When Mather took over as president of America’s first college, Harvard, his twenty-two-year-old son, Cotton, who’d been preaching sermons since he was sixteen, took over for his father as pastor of Boston’s main church. The younger man soon began issuing specific dates for the end of days and kept doing so for the rest of his life. Six years from now! Okay, thirty-nine years from nowno, wait, fewer than twenty! And when that year passed normally, Cotton Mather announced it would actually be the following year.

If one has enough belief in the supernatural plan, if one’s personal faith is strong enough, false prophecies are just unfortunate miscalculations that don’t falsify anything. If you’re fanatical enough about enacting and enforcing your fiction, it becomes indistinguishable from nonfiction.

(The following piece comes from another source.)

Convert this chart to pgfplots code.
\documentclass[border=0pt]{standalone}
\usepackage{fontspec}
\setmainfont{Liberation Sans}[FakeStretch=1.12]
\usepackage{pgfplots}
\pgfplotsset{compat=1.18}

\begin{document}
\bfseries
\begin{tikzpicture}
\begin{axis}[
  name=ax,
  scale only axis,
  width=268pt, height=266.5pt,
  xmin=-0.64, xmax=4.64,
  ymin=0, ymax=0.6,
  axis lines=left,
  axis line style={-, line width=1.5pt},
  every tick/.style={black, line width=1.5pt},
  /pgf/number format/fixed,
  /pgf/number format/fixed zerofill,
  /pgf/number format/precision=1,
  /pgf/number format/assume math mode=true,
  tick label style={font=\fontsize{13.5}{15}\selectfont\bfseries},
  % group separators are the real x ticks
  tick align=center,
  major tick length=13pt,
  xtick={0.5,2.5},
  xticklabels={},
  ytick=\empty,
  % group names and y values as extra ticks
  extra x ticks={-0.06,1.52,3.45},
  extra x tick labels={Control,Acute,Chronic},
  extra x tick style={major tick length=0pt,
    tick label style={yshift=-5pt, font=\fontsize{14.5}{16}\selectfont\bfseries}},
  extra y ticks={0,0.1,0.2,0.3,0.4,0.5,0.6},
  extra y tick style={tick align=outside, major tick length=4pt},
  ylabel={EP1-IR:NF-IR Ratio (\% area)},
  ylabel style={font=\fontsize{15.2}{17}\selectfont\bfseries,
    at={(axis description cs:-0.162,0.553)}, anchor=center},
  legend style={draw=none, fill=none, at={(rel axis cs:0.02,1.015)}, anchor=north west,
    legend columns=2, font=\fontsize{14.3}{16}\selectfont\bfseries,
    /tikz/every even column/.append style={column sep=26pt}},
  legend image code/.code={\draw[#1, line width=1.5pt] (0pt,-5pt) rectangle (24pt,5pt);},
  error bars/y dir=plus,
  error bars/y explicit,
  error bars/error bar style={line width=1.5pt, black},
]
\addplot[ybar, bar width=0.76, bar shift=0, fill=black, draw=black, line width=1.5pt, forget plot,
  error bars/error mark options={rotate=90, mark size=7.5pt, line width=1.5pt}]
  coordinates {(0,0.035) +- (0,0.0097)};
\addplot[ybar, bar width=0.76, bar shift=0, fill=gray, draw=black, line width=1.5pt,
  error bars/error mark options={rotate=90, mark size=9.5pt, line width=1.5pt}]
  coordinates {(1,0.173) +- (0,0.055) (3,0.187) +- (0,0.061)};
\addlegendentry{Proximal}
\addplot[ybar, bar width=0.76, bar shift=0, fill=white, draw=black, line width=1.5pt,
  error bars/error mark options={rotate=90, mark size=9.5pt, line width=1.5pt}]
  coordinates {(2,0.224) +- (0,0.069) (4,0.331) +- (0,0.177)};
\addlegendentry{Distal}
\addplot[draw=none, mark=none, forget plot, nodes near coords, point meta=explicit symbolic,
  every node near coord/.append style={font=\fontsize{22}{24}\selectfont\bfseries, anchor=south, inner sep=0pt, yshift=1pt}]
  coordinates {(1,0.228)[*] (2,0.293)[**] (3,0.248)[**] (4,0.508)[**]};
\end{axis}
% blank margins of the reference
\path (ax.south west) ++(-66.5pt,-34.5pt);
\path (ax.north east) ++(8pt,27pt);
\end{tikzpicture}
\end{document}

But what made the Puritans so American, as they self-consciously invented America, wasn’t just the Protestant zealotry. Rather, it was the paradoxical combination of their beliefs and temperament. They were over-the-top magical thinkers but also prolific readers and writers. They were excruciatingly rational fantasists who regarded theology as an elaborate scientific endeavor. They were whacked-out visionaries but also ambitious bourgeois doers, accomplished managers and owners and makers. They were theologically medieval—but traveling three thousand miles to create a utopia led by university-educated gentlemen was a radically modern endeavor. They were crazed and pragmatic, Quixotes with know-how who went to find a place where nobody would mock them for their delusions and dreams.*4 So the seeds of America in New England were a peculiar hybrid generated from the cusp of the Middle Ages and the Enlightenment, containing elements of both—as the Harvard historian Samuel Eliot Morrison wrote, “the Englishmen who had accepted the Reformation without the Renaissance.”

And their peculiar beliefs and peculiar real-world situation also made them—made Americans—exceptional in another way. If you’re extremely religious people who are determined to understand everything factually and precisely; who hate allegorical or metaphorical interpretations of the Bible—and hate art because it could lead you to consider the Bible a book of allegory and metaphor; who love scientific scholarship; and who are personally responsible for your own daily survival in an unforgiving wilderness, aren’t you pretty much bound to become the most literal-mindedfantasists ever?

*1 Their less pious fellow travelers they called the Strangers, one of whom, arriving in 1623, a year and a half after the Mayflower, was evidently an ancestor of mine.

*2 The word wilderness first got currency by means of the first English translations of the Bible, in which it appears 280 times.

*3 In fact, the first governor of the Massachusetts Bay Colony tried to pass a law requiring that women wear veils in public.

*4 The first English translation of Don Quixote was published in 1620, the year the Pilgrims started their American adventure.